Thirty-two of the 700 photos the artists submitted were chosen for the exhibit, substantial enough to get a vividly diverse picture of everyday life in Lhasa, as well as reveal unexpectedly rare facets that help to ground our perception of Tibetan life. Who would have expected to discover a photo capturing a Tibetan Muslim festival? Or an ancient mosque, a small boy in Tibetan festival finery and typical headdress, or Muslim women clad in the chador? The curator discreetly mentions that even provincial governors had attended this event.

The photos were displayed at the World Culture Museum, Frankfurt am Main, Germany.

Islam Alongside Buddhism in Lhasa

One contributor to the exhibit is Suo Mani, a Muslim artist, who is a painter, and now a photographer, as well.
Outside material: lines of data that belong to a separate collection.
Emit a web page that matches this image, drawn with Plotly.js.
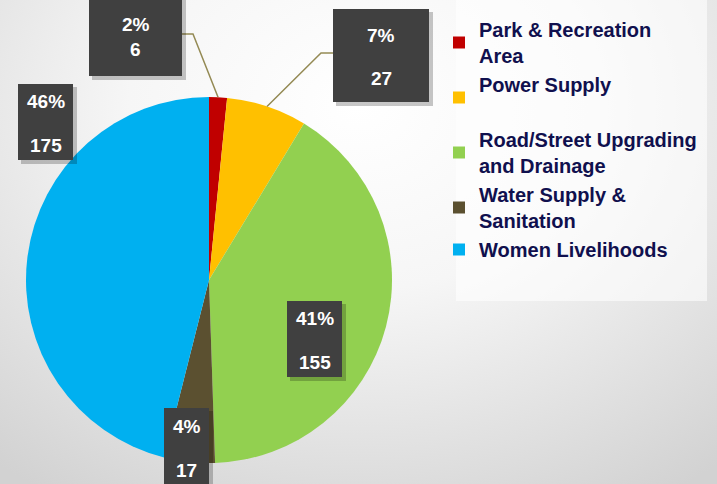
<!DOCTYPE html>
<html><head><meta charset="utf-8">
<script src="https://cdn.plot.ly/plotly-3.0.1.min.js"></script>
<style>
html,body{margin:0;padding:0;background:#fff;}
#chart{width:717px;height:484px;background:radial-gradient(ellipse 80% 95% at 50% 22%, #ffffff 0%, #f6f6f6 40%, #d2d2d2 100%);}
</style></head><body><div id="chart"></div>
<script>
// ---- data ----
const categories = ['Park & Recreation<br>Area', 'Power Supply<br> ', 'Road/Street Upgrading<br>and Drainage', 'Water Supply &<br>Sanitation', 'Women Livelihoods'];
const values = [6, 27, 155, 17, 175];
const colors = ['#c00000', '#ffc000', '#92d050', '#5b5030', '#00b0f0'];

// ---- layout helpers ----
const W = 717, H = 484;
const px = v => v / W;
const py = v => 1 - v / H;
const cx = 209, cy = 280, R = 183;
// label boxes in px: [left, top, right, bottom, pctCenterY, valCenterY]
const boxes = [
  [89, -10, 182, 76, 24, 49],
  [333, 9, 429, 102, 35, 78],
  [287, 301, 342, 377, 318, 362],
  [164, 408, 209, 494, 426, 470],
  [18, 84, 73, 160, 101, 145]
];
const total = values.reduce((a, b) => a + b, 0);
const shapes = [];
const annotations = [];

// legend panel
shapes.push({type: 'rect', xref: 'paper', yref: 'paper', x0: px(456), x1: px(707), y0: py(301), y1: py(-2),
  fillcolor: 'rgba(255,255,255,0.6)', line: {width: 0}, layer: 'below'});

// slice mid points on the rim
let cum = 0;
const mids = values.map(v => {
  const th = (cum + v / 2) / total * 2 * Math.PI;
  cum += v;
  return [cx + R * Math.sin(th), cy - R * Math.cos(th)];
});

// leader lines for the two small top slices
const elbows = [[[182, 34], [193, 34]], [[333, 53], [321, 53]]];
elbows.forEach((pts, i) => {
  const all = pts.concat([mids[i]]);
  const d = all.map((p, k) => (k ? 'L' : 'M') + px(p[0]) + ',' + py(p[1])).join(' ');
  shapes.push({type: 'path', xref: 'paper', yref: 'paper', path: d, line: {color: '#948a54', width: 1.5}});
});

boxes.forEach((b, i) => {
  // shadow
  shapes.push({type: 'rect', xref: 'paper', yref: 'paper', x0: px(b[0] + 3), x1: px(b[2] + 4), y0: py(b[3] + 4), y1: py(b[1] + 3),
    fillcolor: 'rgba(0,0,0,0.22)', line: {width: 0}});
  shapes.push({type: 'rect', xref: 'paper', yref: 'paper', x0: px(b[0]), x1: px(b[2]), y0: py(b[3]), y1: py(b[1]),
    fillcolor: '#404040', line: {width: 0}});
  const xc = px((b[0] + b[2]) / 2);
  const f = {family: 'Liberation Sans, Arial, sans-serif', size: 19, color: '#ffffff', weight: 'bold'};
  annotations.push({xref: 'paper', yref: 'paper', x: xc, y: py(b[4]), text: Math.round(values[i] / total * 100) + '%',
    showarrow: false, font: f, xanchor: 'center', yanchor: 'middle'});
  annotations.push({xref: 'paper', yref: 'paper', x: xc, y: py(b[5]), text: String(values[i]),
    showarrow: false, font: f, xanchor: 'center', yanchor: 'middle'});
});

const data = [{
  type: 'pie', labels: categories, values: values, sort: false, direction: 'clockwise', rotation: 0,
  marker: {colors: colors, line: {width: 0}}, textinfo: 'none', hoverinfo: 'skip',
  domain: {x: [px(cx - R), px(cx + R)], y: [py(cy + R), py(cy - R)]}
}];

const layout = {
  width: W, height: H, margin: {l: 0, r: 0, t: 0, b: 0},
  paper_bgcolor: 'rgba(0,0,0,0)', plot_bgcolor: 'rgba(0,0,0,0)',
  showlegend: true,
  legend: {x: px(439), xanchor: 'left', y: py(10), yanchor: 'top', bgcolor: 'rgba(0,0,0,0)',
    font: {family: 'Liberation Sans, Arial, sans-serif', size: 20, color: '#10104e', weight: 'bold'},
    traceorder: 'normal'},
  shapes: shapes, annotations: annotations
};
Plotly.newPlot('chart', data, layout, {displayModeBar: false, staticPlot: true});
</script></body></html>
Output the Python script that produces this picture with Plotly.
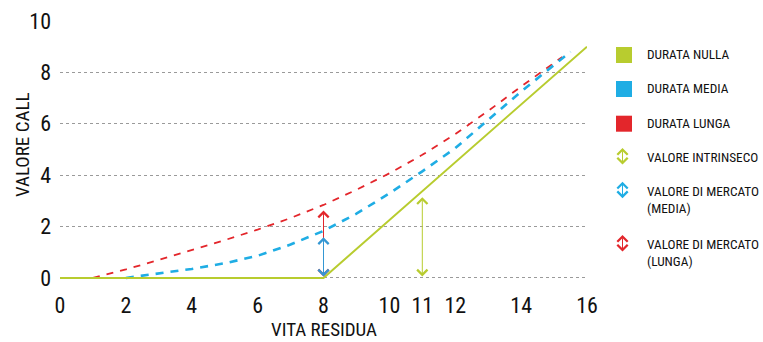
import plotly.graph_objects as go

# ---- data ----
x_ticks = [0, 2, 4, 6, 8, 10, 11, 12, 14, 16]
y_ticks = [0, 2, 4, 6, 8, 10]

nulla_x = [0, 8, 16]
nulla_y = [0, 0, 9]

media_x = [2, 3, 4, 5, 6, 7, 8, 9, 10, 11, 12, 13, 14, 15, 15.5]
media_y = [0, 0.17, 0.35, 0.57, 0.86, 1.3, 1.83, 2.5, 3.29, 4.15, 5.05, 6.15, 7.25, 8.29, 8.8]

lunga_x = [1, 2, 3, 4, 5, 6, 7, 8, 9, 10, 11, 12, 13, 14, 15, 15.25]
lunga_y = [0, 0.33, 0.7, 1.08, 1.47, 1.88, 2.33, 2.84, 3.43, 4.07, 4.79, 5.6, 6.5, 7.45, 8.38, 8.6]

# arrows: (x, top value)
arrow_intrinseco = (11, 3.14)
arrow_media = (8, 1.58)
arrow_lunga = (8, 2.62)

legend_squares = ["DURATA NULLA", "DURATA MEDIA", "DURATA LUNGA"]
legend_arrows = ["VALORE INTRINSECO", "VALORE DI MERCATO<br>(MEDIA)", "VALORE DI MERCATO<br>(LUNGA)"]
x_title = "VITA RESIDUA"
y_title = "VALORE CALL"

GREEN = "#b8cc2f"
BLUE = "#1fade4"
RED = "#e3262b"
ARROW_BLUE = "#3497d3"
FONT = "Roboto Condensed, Liberation Sans Narrow, DejaVu Sans Condensed, Arial Narrow, sans-serif"

W, H = 763, 342
L, R, T, B = 60, 176, 21, 61
PW, PH = W - L - R, H - T - B


def px(xp):
    return (xp - L) / PW


def py(yp):
    return (H - B - yp) / PH


fig = go.Figure()

fig.add_trace(go.Scatter(x=lunga_x, y=lunga_y, mode="lines",
                         line=dict(color=RED, width=1.8, dash="7px,7px"),
                         showlegend=False, hoverinfo="skip"))
fig.add_trace(go.Scatter(x=media_x, y=media_y, mode="lines",
                         line=dict(color=BLUE, width=2.6, dash="8px,7px"),
                         showlegend=False, hoverinfo="skip"))
fig.add_trace(go.Scatter(x=nulla_x, y=nulla_y, mode="lines",
                         line=dict(color=GREEN, width=2),
                         showlegend=False, hoverinfo="skip"))

annotations = []


def data_arrow(x, top, color):
    annotations.append(dict(
        x=x, y=top, ax=x, ay=0, xref="x", yref="y", axref="x", ayref="y",
        text="", showarrow=True, arrowside="end+start",
        arrowhead=4, startarrowhead=4, arrowsize=2, startarrowsize=2,
        arrowwidth=1, arrowcolor=color, standoff=0, startstandoff=0))


data_arrow(arrow_lunga[0], arrow_lunga[1], RED)
data_arrow(arrow_media[0], arrow_media[1], ARROW_BLUE)
data_arrow(arrow_intrinseco[0], arrow_intrinseco[1], GREEN)

LEG_SIZE = 13.3
shapes = []
sq_colors = [GREEN, BLUE, RED]
sq_tops = [47, 81, 115.7]
for label, col, top in zip(legend_squares, sq_colors, sq_tops):
    shapes.append(dict(type="rect", xref="paper", yref="paper",
                       x0=px(616), x1=px(632), y0=py(top + 16), y1=py(top),
                       fillcolor=col, line=dict(width=0)))
    annotations.append(dict(x=px(645), y=py(top + 8), xref="paper", yref="paper",
                            text=label, showarrow=False, xanchor="left", yanchor="middle",
                            font=dict(family=FONT, size=LEG_SIZE, color="#111111")))

ar_colors = [GREEN, BLUE, RED]
ar_tops = [148, 181.7, 235]
for label, col, top in zip(legend_arrows, ar_colors, ar_tops):
    annotations.append(dict(x=px(622.5), y=py(top), xref="paper", yref="paper",
                            ax=0, ay=18, axref="pixel", ayref="pixel",
                            text="", showarrow=True, arrowside="end+start",
                            arrowhead=4, startarrowhead=4, arrowsize=2, startarrowsize=2,
                            arrowwidth=1, arrowcolor=col, standoff=0, startstandoff=0))
    annotations.append(dict(x=px(645), y=py(top), xref="paper", yref="paper",
                            text=label, showarrow=False, xanchor="left", yanchor="top",
                            align="left",
                            font=dict(family=FONT, size=LEG_SIZE, color="#111111")))

# axis titles as annotations for exact placement
annotations.append(dict(x=px(323.5), y=py(329), xref="paper", yref="paper",
                        text=x_title, showarrow=False, xanchor="center", yanchor="middle",
                        font=dict(family=FONT, size=19, color="#111111")))
annotations.append(dict(x=px(22), y=py(145), xref="paper", yref="paper",
                        text=y_title, showarrow=False, textangle=-90,
                        xanchor="center", yanchor="middle",
                        font=dict(family=FONT, size=19, color="#111111")))

fig.update_layout(
    width=W, height=H,
    margin=dict(l=L, r=R, t=T, b=B),
    paper_bgcolor="white", plot_bgcolor="white",
    font=dict(family=FONT, color="#111111"),
    xaxis=dict(range=[0, 16], tickvals=x_ticks, ticktext=[str(v) for v in x_ticks],
               showgrid=False, zeroline=False, showline=False, ticks="",
               automargin=False,
               tickfont=dict(size=22, family=FONT, color="#111111"),
               ticklabelstandoff=9),
    yaxis=dict(range=[-0.12, 10], tickvals=y_ticks, ticktext=[str(v) for v in y_ticks],
               showgrid=True, gridcolor="#9a9a9a", griddash="dot", gridwidth=1,
               zeroline=False, showline=False, ticks="",
               automargin=False,
               tickfont=dict(size=22, family=FONT, color="#111111"),
               ticklabelstandoff=8),
    shapes=shapes,
    annotations=annotations,
)

fig.write_html("out.html", config={"displayModeBar": False},
               post_script="document.body.style.margin='0';")
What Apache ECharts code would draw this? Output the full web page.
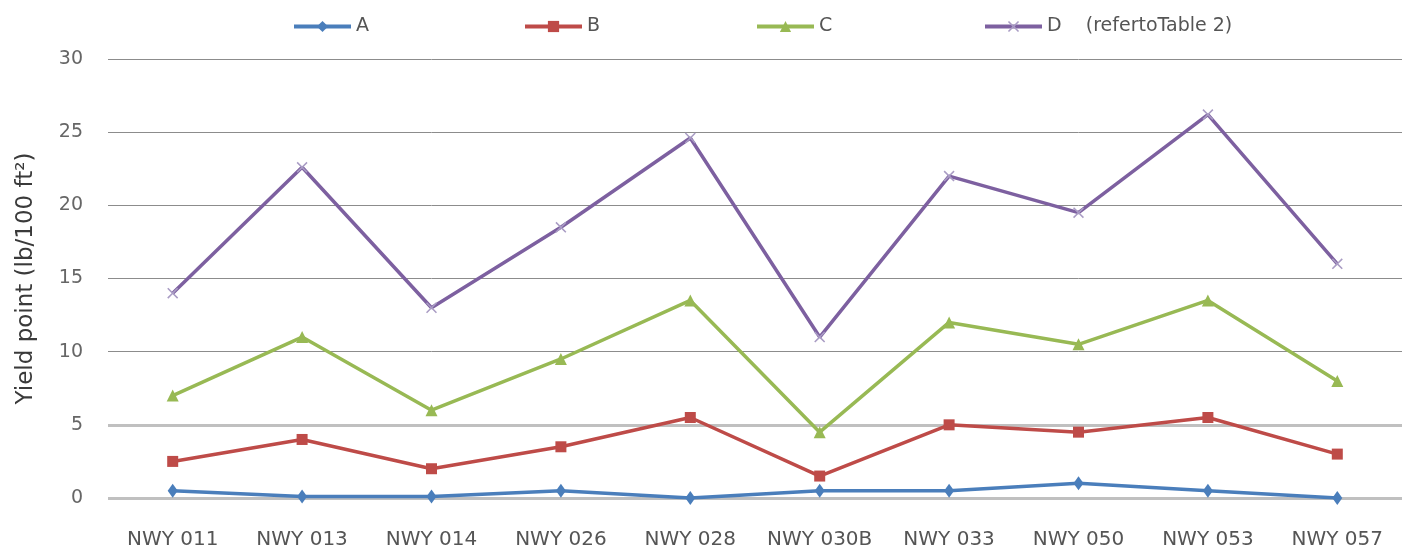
<!DOCTYPE html>
<html><head><meta charset="utf-8">
<script src="https://cdn.jsdelivr.net/npm/echarts@6/dist/echarts.min.js"></script>
<style>html,body{margin:0;padding:0;background:#fff}#c{width:1402px;height:552px}</style>
</head><body><div id="c"></div>
<script>
const categories = ['NWY 011','NWY 013','NWY 014','NWY 026','NWY 028','NWY 030B','NWY 033','NWY 050','NWY 053','NWY 057'];
const seriesA = [0.5, 0.1, 0.1, 0.5, 0, 0.5, 0.5, 1.0, 0.5, 0];
const seriesB = [2.5, 4.0, 2.0, 3.5, 5.5, 1.5, 5.0, 4.5, 5.5, 3.0];
const seriesC = [7.0, 11.0, 6.0, 9.5, 13.5, 4.5, 12.0, 10.5, 13.5, 8.0];
const seriesD = [14.0, 22.6, 13.0, 18.5, 24.6, 11.0, 22.0, 19.5, 26.2, 16.0];
const names = ['A','B','C','D    (refertoTable 2)'];
const yTicks = [0, 5, 10, 15, 20, 25, 30];
const heavyLines = [0, 5];

const font = "'DejaVu Sans','Liberation Sans',sans-serif";
const xPath = 'path://M0,1 L1,0 L5,4 L9,0 L10,1 L6,5 L10,9 L9,10 L5,6 L1,10 L0,9 L4,5 Z';
const legendLeft = [287, 518, 750, 978];

const chart = echarts.init(document.getElementById('c'));
function mk(name, data, color, symbol, size, symColor) {
  return {
    name, type: 'line', data, symbol, symbolSize: size, showSymbol: true,
    lineStyle: { color, width: 3.5 },
    itemStyle: { color: symColor || color },
    emphasis: { disabled: true },
    z: 3
  };
}
const series = [
  mk(names[0], seriesA, '#4a7ebb', 'diamond', [10,14]),
  mk(names[1], seriesB, '#be4b48', 'rect', 11),
  mk(names[2], seriesC, '#98b954', 'triangle', 12),
  mk(names[3], seriesD, '#7d60a0', xPath, 11, '#a99cc4')
];
series[0].markLine = {
  silent: true, symbol: 'none', label: { show: false },
  lineStyle: { color: '#c0c0c0', width: 3, type: 'solid' },
  data: heavyLines.map(v => ({ yAxis: v })),
  z: 1
};
chart.setOption({
  animation: false,
  backgroundColor: '#fff',
  legend: names.map((n, i) => ({
    top: 12, left: legendLeft[i], itemWidth: 57, itemHeight: 14,
    lineStyle: { width: 4 },
    textStyle: { fontFamily: font, fontSize: 19, color: '#555' },
    data: [n]
  })),
  grid: { left: 108, right: 0, top: 59, bottom: 54 },
  xAxis: {
    type: 'category', data: categories, boundaryGap: true,
    axisLine: { show: false }, axisTick: { show: false },
    axisLabel: { interval: 0, margin: 32, fontFamily: font, fontSize: 20, color: '#555' }
  },
  yAxis: {
    type: 'value', min: 0, max: 30, interval: 5,
    name: 'Yield point (lb/100 ft²)', nameLocation: 'middle', nameGap: 70, nameRotate: 90,
    nameTextStyle: { fontFamily: font, fontSize: 23, color: '#3a3a3a' },
    axisLine: { show: false }, axisTick: { show: false },
    axisLabel: { margin: 25, fontFamily: font, fontSize: 19, color: '#666',
      formatter: v => yTicks.includes(v) ? String(v) : '' },
    splitLine: { lineStyle: { color: '#8c8c8c', width: 1 } }
  },
  series
});
</script></body></html>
He studied at the art school in Lhasa, the town where he also lives. He is a member of a large Muslim group, that migrated from Kashmir centuries ago and that ended up settling in Tibet. The descendants from the original group continue to live peacefully alongside their primarily Tibetan Buddhist neighbors

A series of three images from another artist chronicle the deterioration of the famous Drepung Buddhist Monastery, which was once formerly a highly respected university. The monastery of antiquity, also a revered destination for pilgrims, has since been reduced to a mere open-air museum. Red arrows mark the way for tourists.

Up until 1959, the monastery was home to 10,000 monks—now it houses at most, several hundred. Significant losses were incurred during the Chinese Cultural Revolution (1966-1976). Not even Deng Xiaoping’s liberalization and a period of relative calm could restore the monastery’s former glory. Since then, tensions between Tibetans and communist officials have only continued to mount.

Modern Means Exist Beside Traditional Ways

Are tradition and modern technology antithetical in present day Tibet? Several exhibition photos attest to the contrary! We seldom perceive the multi-layered strata that make up modern Tibetan society for what it truly is; some even view emerging reports of violent repression as fiction.

One photo image from daily life shows a man and a woman sitting at a table. She has a thermos bottle in front of her, while he has a traditional bowl of buttered tea. She reads from Buddhist texts, while the man holds a cell phone to his ear. (Ruler Songtden from the Greater Tibetan Kingdom had developed the standardized Tibetan scriptures in the 7th century.)

Cell phones are the current rage in Tibet, with every Tibetan owning at least one, including nomads, according to exhibit curator, Elke Hessel. She is an academic advisor/aide at the Tibethaus Deutschland e.V. (as registered in Germany.) She has close, long-time ties with the artists, and had encouraged them to submit their photos.